From the moment I arrived La Paz captivated me with its rich gastronomy. In the city all of Bolivia as well many nations are represented in the city’s food offerings. I was especially enchanted by the many types of typical foods of La Paz and elsewhere and how they were shared.
One weekend, the family who hosted us decided to prepare a special family lunch and share with us, in this way some of the best of Bolivia’s cuisine.
Charque Kan is one of the favorite dishes of Bolivia. Though originating in Oruro, it is prepared throughout the country such as in the cities of Oruro, La Paz, and more. Natalie, who is from Cochabamba was generous and kind enough to prepare this wonderful dish for us.

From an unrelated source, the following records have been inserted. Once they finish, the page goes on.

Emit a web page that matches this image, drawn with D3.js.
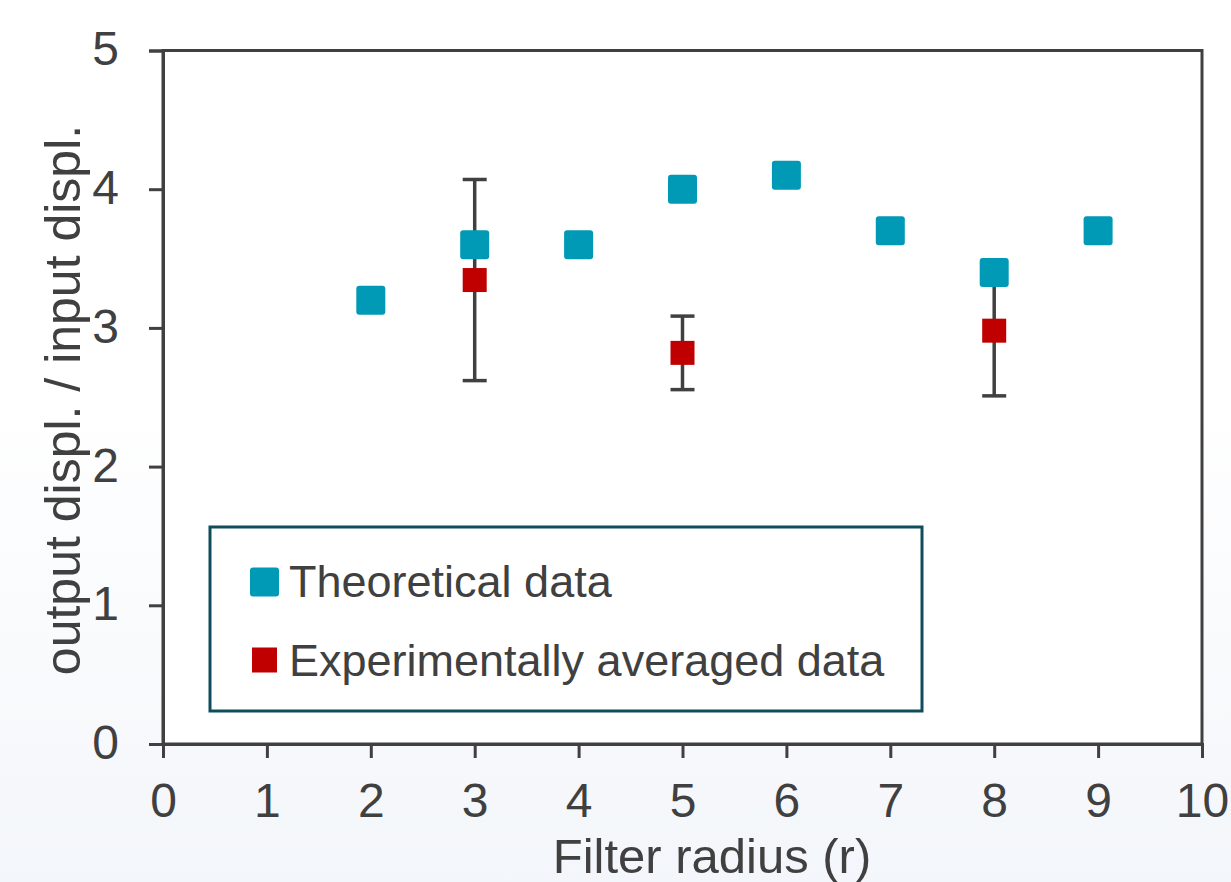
<!DOCTYPE html>
<html>
<head>
<meta charset="utf-8">
<script src="https://cdn.jsdelivr.net/npm/d3@7"></script>
<style>
  html, body { margin: 0; padding: 0; background: #fff; }
  svg text { font-family: "Liberation Sans", Arial, sans-serif; fill: #404040; }
</style>
</head>
<body>
<div id="chart"></div>
<script>
// values
var theoryX = [2, 3, 4, 5, 6, 7, 8, 9];
var theoryY = [3.2, 3.6, 3.6, 4.0, 4.1, 3.7, 3.4, 3.7];
var expX = [3, 5, 8];
var expY = [3.345, 2.82, 2.98];
var expErr = [0.725, 0.265, 0.47];
var xTicks = [0, 1, 2, 3, 4, 5, 6, 7, 8, 9, 10];
var yTicks = [0, 1, 2, 3, 4, 5];
var legendLabels = ['Theoretical data', 'Experimentally averaged data'];

var W = 1231, H = 882;
var margin = { top: 50.5, right: 29, bottom: 138, left: 163 };
var axisColor = '#404040', cyan = '#0099b6', red = '#c00000';

var svg = d3.select('#chart').append('svg')
    .attr('width', W)
    .attr('height', H);

// faint background wash like the source slide
var defs = svg.append('defs');
var grad = defs.append('linearGradient')
    .attr('id', 'bg').attr('x1', 0).attr('y1', 0).attr('x2', 0).attr('y2', 1);
grad.append('stop').attr('offset', '0.45').attr('stop-color', '#ffffff');
grad.append('stop').attr('offset', '1').attr('stop-color', '#f3f6fa');
svg.append('rect').attr('width', W).attr('height', H).attr('fill', 'url(#bg)');

var x = d3.scaleLinear().domain([0, 10]).range([margin.left, W - margin.right]);
var y = d3.scaleLinear().domain([0, 5]).range([H - margin.bottom, margin.top]);

// plot area
svg.append('rect')
    .attr('x', x(0)).attr('y', y(5))
    .attr('width', x(10) - x(0)).attr('height', y(0) - y(5))
    .attr('fill', '#fff')
    .attr('stroke', axisColor)
    .attr('stroke-width', 3);

// axes
var xAxis = svg.append('g')
    .attr('transform', 'translate(0,' + y(0) + ')')
    .call(d3.axisBottom(x).tickValues(xTicks).tickSize(14).tickPadding(25).tickFormat(d3.format('d')));
var yAxis = svg.append('g')
    .attr('transform', 'translate(' + x(0) + ',0)')
    .call(d3.axisLeft(y).tickValues(yTicks).tickSize(14).tickPadding(30).tickFormat(d3.format('d')));

[xAxis, yAxis].forEach(function(g) {
  g.select('.domain').attr('stroke', axisColor).attr('stroke-width', 3);
  g.selectAll('.tick line').attr('stroke', axisColor).attr('stroke-width', 3);
  g.selectAll('.tick text')
      .attr('fill', axisColor)
      .style('font-size', '48px')
      .style('font-family', '"Liberation Sans", Arial, sans-serif');
});
yAxis.selectAll('.tick text').attr('dy', '0.3em');

// axis titles
svg.append('text')
    .attr('x', 712)
    .attr('y', 873)
    .attr('text-anchor', 'middle')
    .style('font-size', '49px')
    .text('Filter radius (r)');

svg.append('text')
    .attr('transform', 'translate(80,' + 400 + ')rotate(-90)')
    .attr('text-anchor', 'middle')
    .style('font-size', '50px')
    .text('output displ. / input displ.');

// error bars for the experimental points
var capW = 24;
var errG = svg.append('g')
    .attr('stroke', axisColor)
    .attr('stroke-width', 3.5);
expX.forEach(function(d, i) {
  var top = y(expY[i] + expErr[i]), bot = y(expY[i] - expErr[i]);
  errG.append('line').attr('x1', x(d)).attr('x2', x(d)).attr('y1', top).attr('y2', bot);
  errG.append('line').attr('x1', x(d) - capW / 2).attr('x2', x(d) + capW / 2).attr('y1', top).attr('y2', top);
  errG.append('line').attr('x1', x(d) - capW / 2).attr('x2', x(d) + capW / 2).attr('y1', bot).attr('y2', bot);
});

// experimental markers
var rs = 24;
svg.selectAll('.exp')
    .data(expX)
    .enter()
    .append('rect')
      .attr('class', 'exp')
      .attr('x', function(d) { return x(d) - rs / 2; })
      .attr('y', function(d, i) { return y(expY[i]) - rs / 2; })
      .attr('width', rs)
      .attr('height', rs)
      .attr('fill', red);

// theoretical markers
var cs = 29;
svg.selectAll('.theory')
    .data(theoryX)
    .enter()
    .append('rect')
      .attr('class', 'theory')
      .attr('x', function(d) { return x(d) - cs / 2; })
      .attr('y', function(d, i) { return y(theoryY[i]) - cs / 2; })
      .attr('width', cs)
      .attr('height', cs)
      .attr('rx', 3)
      .attr('fill', cyan);

// legend
var leg = svg.append('g');
leg.append('rect')
    .attr('x', 210).attr('y', 527)
    .attr('width', 712).attr('height', 184)
    .attr('fill', '#fff')
    .attr('stroke', '#0f4c5c')
    .attr('stroke-width', 3);

var legendRows = [
  { label: legendLabels[0], color: cyan, size: 29, cy: 582, base: 597, rx: 3 },
  { label: legendLabels[1], color: red, size: 25, cy: 660, base: 676, rx: 0 }
];
legendRows.forEach(function(r) {
  leg.append('rect')
      .attr('x', 264.5 - r.size / 2).attr('y', r.cy - r.size / 2)
      .attr('width', r.size).attr('height', r.size)
      .attr('rx', r.rx)
      .attr('fill', r.color);
  leg.append('text')
      .attr('x', 289)
      .attr('y', r.base)
      .style('font-size', '45px')
      .text(r.label);
});
</script>
</body>
</html>
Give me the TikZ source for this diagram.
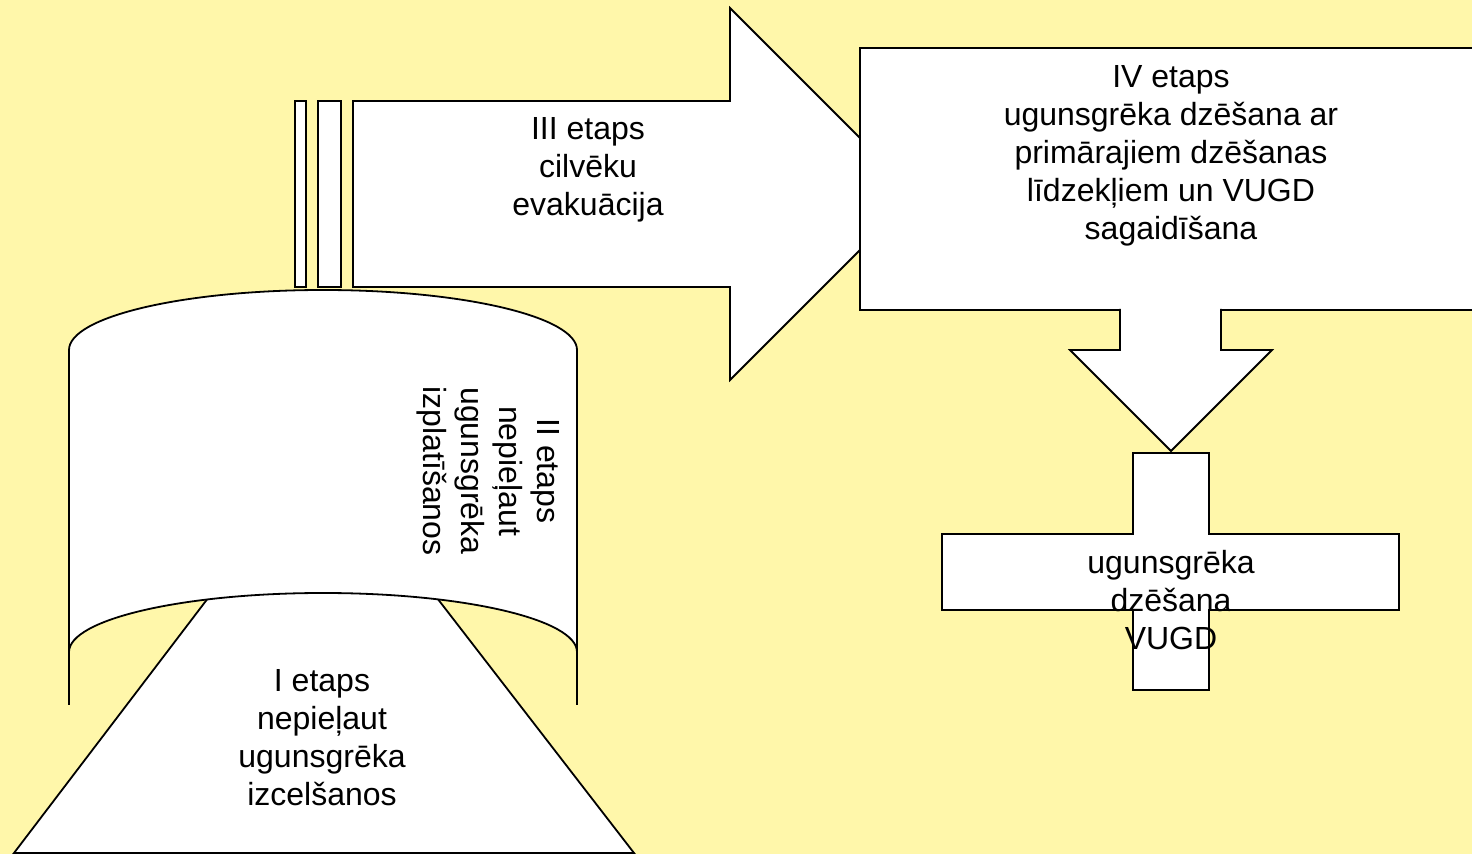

She told me about how it is prepared. The day before you plan to sere it you have to buy jerky and set it to soak. The next day you cook it with water in a pressure cooker. Once done you tear it into fine strands that you then fry with a little oil. You should also have ready slices of cheese, mote (boiled kernels of corn), boiled potatoes, boiled egg, and the Bolivian hot sauce, llajua.

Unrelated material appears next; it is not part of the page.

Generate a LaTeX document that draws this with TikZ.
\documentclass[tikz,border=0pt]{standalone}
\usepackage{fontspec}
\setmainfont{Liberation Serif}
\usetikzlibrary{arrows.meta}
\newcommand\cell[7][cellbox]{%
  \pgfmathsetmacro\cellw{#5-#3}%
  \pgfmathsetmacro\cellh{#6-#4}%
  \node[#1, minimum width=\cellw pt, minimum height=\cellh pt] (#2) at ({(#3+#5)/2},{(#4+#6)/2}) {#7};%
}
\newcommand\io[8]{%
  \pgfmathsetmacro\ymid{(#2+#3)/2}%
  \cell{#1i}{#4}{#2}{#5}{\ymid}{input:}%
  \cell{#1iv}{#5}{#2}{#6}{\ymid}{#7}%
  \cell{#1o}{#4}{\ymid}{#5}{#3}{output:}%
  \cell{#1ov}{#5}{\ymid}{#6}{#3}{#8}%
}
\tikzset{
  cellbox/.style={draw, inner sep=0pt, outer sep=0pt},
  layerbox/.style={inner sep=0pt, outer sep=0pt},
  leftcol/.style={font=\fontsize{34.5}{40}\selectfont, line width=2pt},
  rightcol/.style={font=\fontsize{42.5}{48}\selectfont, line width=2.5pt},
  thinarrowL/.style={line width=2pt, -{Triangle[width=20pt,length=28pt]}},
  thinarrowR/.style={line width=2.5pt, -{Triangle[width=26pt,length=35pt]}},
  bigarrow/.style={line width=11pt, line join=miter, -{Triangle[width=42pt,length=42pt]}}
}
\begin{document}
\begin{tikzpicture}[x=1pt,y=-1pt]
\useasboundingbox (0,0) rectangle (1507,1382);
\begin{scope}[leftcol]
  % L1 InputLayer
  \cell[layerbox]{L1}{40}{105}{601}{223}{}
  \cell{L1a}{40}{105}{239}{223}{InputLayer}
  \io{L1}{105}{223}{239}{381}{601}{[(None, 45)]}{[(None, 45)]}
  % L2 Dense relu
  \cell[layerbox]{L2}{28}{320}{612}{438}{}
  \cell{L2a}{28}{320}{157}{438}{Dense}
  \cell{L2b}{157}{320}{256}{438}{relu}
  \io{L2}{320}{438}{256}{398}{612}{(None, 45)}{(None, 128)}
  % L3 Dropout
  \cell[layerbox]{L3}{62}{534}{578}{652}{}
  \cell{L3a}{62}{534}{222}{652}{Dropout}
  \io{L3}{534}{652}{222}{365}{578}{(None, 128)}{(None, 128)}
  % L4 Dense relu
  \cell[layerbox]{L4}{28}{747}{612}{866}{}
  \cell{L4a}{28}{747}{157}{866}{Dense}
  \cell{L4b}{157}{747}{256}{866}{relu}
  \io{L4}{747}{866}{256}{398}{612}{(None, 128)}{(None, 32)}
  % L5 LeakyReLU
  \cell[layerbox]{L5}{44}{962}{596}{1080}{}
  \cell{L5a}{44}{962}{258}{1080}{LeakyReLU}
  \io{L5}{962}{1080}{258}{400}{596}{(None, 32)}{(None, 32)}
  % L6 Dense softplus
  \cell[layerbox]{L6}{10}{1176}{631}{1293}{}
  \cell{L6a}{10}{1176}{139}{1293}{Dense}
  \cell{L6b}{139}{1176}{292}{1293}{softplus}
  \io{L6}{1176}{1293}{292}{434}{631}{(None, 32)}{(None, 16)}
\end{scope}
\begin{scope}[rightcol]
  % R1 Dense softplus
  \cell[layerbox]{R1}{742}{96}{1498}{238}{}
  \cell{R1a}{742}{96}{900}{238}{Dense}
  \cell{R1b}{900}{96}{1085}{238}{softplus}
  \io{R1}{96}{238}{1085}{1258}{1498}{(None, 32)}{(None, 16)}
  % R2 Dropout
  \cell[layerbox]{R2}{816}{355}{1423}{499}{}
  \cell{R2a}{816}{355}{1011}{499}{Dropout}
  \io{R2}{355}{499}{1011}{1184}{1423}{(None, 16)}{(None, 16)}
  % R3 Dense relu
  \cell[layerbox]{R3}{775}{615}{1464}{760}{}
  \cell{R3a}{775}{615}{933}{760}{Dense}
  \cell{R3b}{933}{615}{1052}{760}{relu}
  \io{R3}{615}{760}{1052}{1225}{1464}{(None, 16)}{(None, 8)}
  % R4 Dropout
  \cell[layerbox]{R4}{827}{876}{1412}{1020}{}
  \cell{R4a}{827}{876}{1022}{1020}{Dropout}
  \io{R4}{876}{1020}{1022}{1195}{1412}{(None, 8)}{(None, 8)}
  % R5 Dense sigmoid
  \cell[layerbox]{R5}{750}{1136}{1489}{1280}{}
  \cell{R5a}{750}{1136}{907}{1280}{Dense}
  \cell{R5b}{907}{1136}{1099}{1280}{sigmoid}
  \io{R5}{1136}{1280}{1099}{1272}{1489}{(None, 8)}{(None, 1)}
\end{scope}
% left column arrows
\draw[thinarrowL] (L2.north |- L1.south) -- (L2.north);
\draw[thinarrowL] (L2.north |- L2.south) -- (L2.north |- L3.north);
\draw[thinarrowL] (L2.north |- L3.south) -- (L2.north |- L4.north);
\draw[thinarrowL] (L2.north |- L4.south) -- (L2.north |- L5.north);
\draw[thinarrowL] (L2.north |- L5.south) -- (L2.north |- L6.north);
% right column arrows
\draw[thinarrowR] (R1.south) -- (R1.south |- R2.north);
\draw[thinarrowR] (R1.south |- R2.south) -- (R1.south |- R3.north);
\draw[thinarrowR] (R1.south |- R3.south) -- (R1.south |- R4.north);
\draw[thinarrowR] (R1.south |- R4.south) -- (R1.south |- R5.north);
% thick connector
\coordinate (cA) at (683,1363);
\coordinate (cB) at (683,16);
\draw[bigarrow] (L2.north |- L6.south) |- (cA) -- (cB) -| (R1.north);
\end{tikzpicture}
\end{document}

The dish is served in a mountain with the shredded and fried jerky on top of it all. The dish has an unforgettable flavor that delights. It contains jerky form beef or llama, fresh mote, cheese, boiled eggs, and llajua. This last is never missing on Bolivian tables and is made by grinding fresh ripe tomatoes and fresh rocotos peppers, locotos as they are called in Bolivia. Many cooks also add a bit of quirquiña, a Bolivian herb.
This succulent dish is not something you eat with a knife and fork. Instead you enjoy it by eating with your hands. It is, as they say, “para chuparse los dedos”, “finger-licking good”.